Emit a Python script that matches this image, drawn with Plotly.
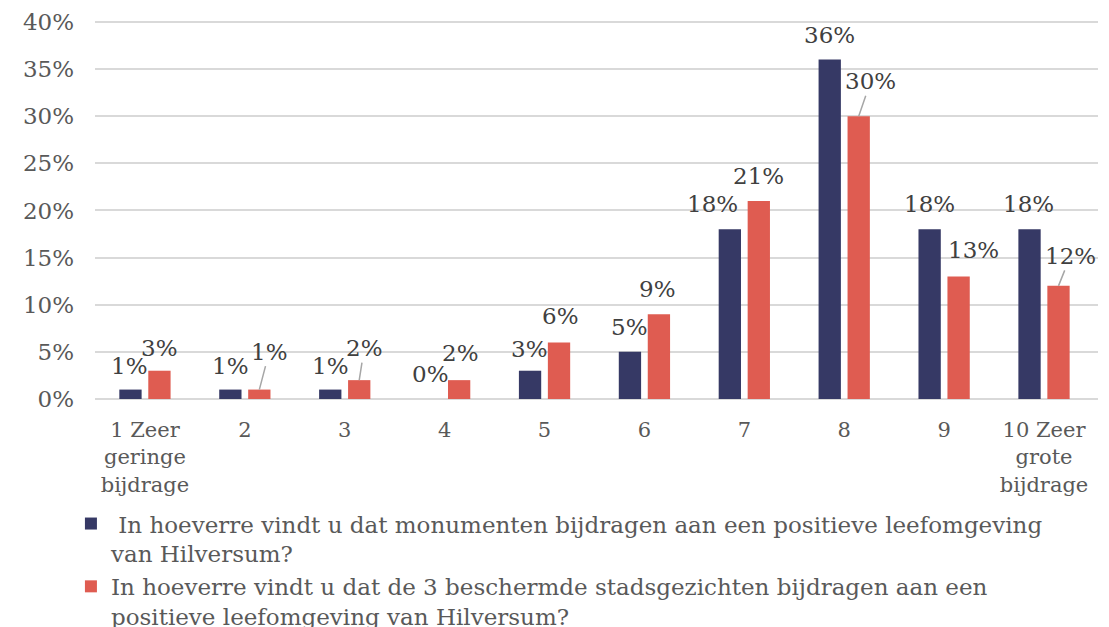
◇ ◇ ◇ ◇
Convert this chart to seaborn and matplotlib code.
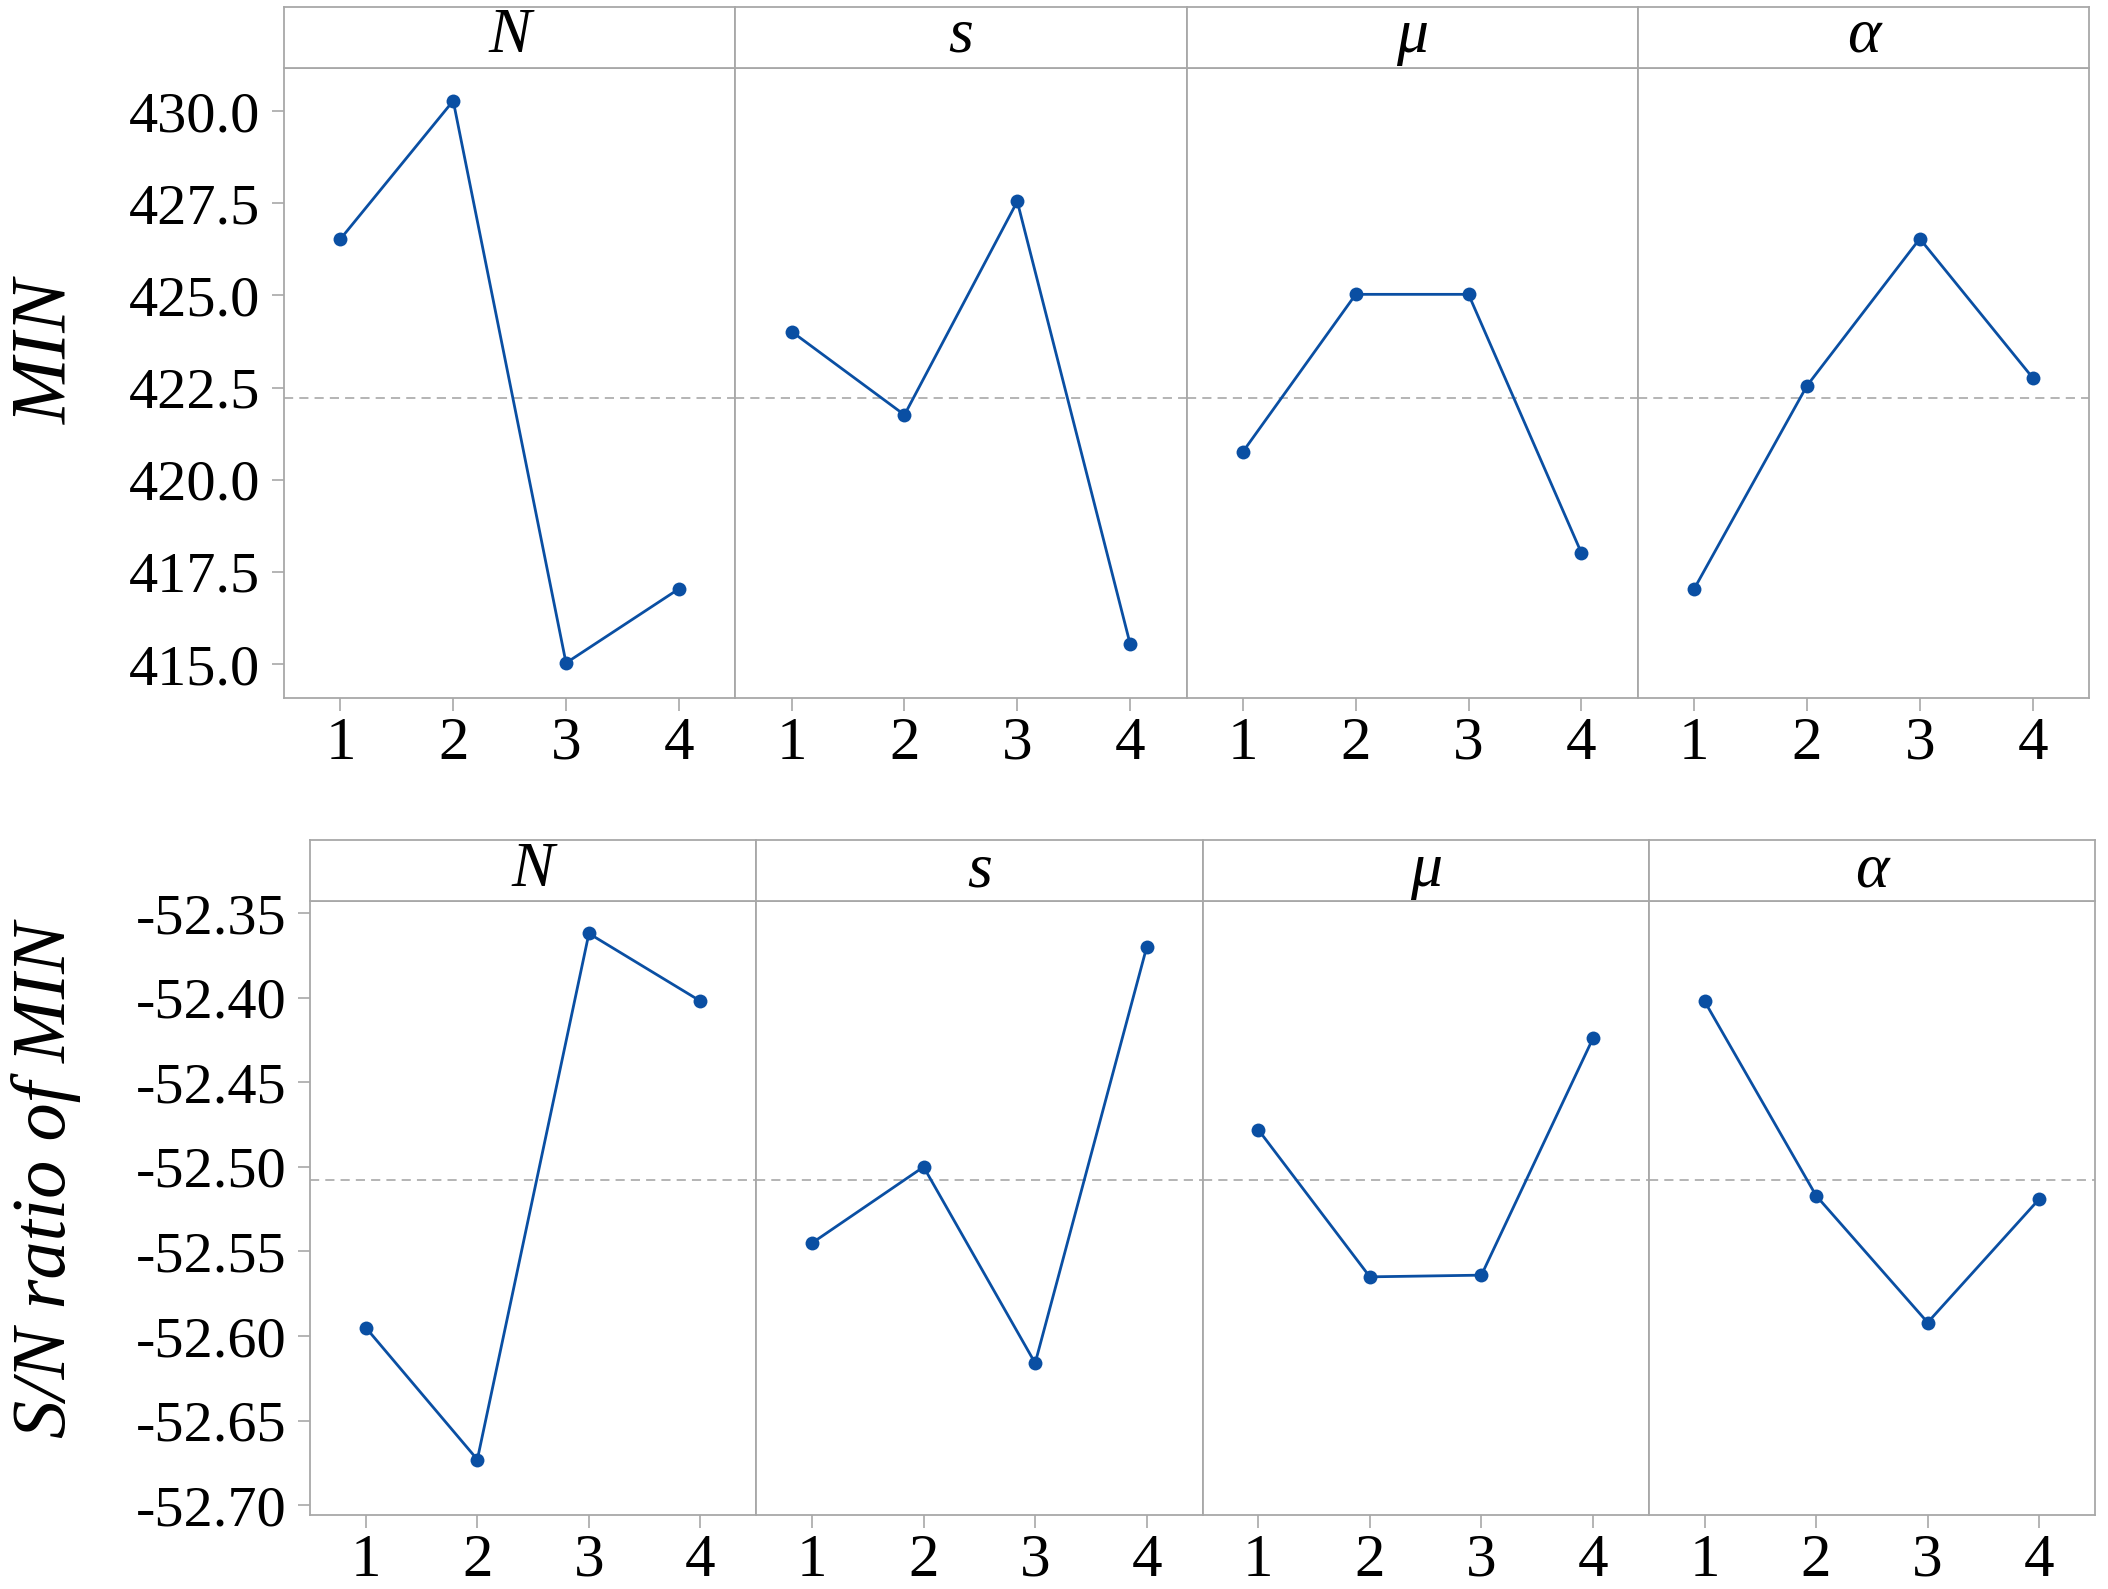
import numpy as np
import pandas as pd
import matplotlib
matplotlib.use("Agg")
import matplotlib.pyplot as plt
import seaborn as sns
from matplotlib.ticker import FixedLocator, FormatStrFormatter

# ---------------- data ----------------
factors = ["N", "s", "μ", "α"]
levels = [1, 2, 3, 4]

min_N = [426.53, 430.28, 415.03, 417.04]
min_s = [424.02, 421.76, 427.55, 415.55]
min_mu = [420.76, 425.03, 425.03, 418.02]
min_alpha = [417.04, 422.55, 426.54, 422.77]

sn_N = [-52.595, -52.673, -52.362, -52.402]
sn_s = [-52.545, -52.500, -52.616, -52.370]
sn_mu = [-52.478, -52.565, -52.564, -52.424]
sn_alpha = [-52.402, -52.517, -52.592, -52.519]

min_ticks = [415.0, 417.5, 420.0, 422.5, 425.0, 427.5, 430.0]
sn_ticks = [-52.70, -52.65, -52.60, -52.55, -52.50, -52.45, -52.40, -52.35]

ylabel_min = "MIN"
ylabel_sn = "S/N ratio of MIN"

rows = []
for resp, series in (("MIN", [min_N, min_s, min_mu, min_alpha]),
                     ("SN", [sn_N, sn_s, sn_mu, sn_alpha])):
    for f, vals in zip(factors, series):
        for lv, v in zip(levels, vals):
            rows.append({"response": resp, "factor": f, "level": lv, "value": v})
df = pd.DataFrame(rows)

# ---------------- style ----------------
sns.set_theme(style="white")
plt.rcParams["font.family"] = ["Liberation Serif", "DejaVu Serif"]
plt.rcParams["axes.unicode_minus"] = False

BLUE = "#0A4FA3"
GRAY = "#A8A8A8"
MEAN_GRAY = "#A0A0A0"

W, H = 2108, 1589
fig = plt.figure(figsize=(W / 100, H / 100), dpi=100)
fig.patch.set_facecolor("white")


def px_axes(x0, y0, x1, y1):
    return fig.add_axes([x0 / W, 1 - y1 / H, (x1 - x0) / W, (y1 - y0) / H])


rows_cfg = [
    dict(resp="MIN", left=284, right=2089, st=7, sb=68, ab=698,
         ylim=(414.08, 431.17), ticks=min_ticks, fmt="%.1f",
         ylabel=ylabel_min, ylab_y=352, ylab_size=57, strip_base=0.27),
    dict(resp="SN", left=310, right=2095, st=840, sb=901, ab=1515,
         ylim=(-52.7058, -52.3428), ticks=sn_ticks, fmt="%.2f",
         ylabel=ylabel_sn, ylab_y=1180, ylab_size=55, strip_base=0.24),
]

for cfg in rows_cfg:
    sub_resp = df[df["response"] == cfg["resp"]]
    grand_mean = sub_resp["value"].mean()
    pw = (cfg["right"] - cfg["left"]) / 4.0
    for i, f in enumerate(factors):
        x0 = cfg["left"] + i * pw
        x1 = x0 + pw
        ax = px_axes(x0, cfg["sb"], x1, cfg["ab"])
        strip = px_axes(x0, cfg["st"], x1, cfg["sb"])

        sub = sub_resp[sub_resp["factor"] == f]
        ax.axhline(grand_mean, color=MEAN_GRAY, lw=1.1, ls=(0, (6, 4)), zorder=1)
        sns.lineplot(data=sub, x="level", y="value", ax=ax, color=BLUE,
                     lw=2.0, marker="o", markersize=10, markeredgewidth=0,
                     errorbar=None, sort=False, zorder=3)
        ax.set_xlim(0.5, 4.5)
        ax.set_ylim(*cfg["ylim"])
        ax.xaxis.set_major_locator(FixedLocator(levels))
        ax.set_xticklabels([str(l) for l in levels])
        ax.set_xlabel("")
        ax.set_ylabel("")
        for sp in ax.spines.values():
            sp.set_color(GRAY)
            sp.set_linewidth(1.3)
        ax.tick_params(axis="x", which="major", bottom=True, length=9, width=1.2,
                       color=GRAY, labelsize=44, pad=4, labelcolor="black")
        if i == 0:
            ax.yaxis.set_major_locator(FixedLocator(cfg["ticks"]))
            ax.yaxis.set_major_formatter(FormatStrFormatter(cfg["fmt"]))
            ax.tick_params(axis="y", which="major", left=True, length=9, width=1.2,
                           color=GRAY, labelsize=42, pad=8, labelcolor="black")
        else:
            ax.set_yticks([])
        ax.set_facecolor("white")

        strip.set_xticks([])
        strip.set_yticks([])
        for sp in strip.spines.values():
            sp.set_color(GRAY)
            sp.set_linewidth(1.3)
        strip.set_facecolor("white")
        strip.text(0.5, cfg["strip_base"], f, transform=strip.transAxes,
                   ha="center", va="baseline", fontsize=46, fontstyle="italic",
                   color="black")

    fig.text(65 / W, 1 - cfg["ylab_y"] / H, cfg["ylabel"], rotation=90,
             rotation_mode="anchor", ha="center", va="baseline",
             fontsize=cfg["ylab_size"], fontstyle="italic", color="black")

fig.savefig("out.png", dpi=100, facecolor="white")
◇ ◇ ◇ ◇
● Brief:
Give again, exactly as written, only the lines that start at the one with "Convert this chart" and end at the one with "from matplotlib.ticker import", both included. Skip any pictures.

● Answer for the task:
Convert this chart to seaborn and matplotlib code.
import numpy as np
import pandas as pd
import matplotlib
matplotlib.use("Agg")
import matplotlib.pyplot as plt
import seaborn as sns
from matplotlib.ticker import FixedLocator, FormatStrFormatter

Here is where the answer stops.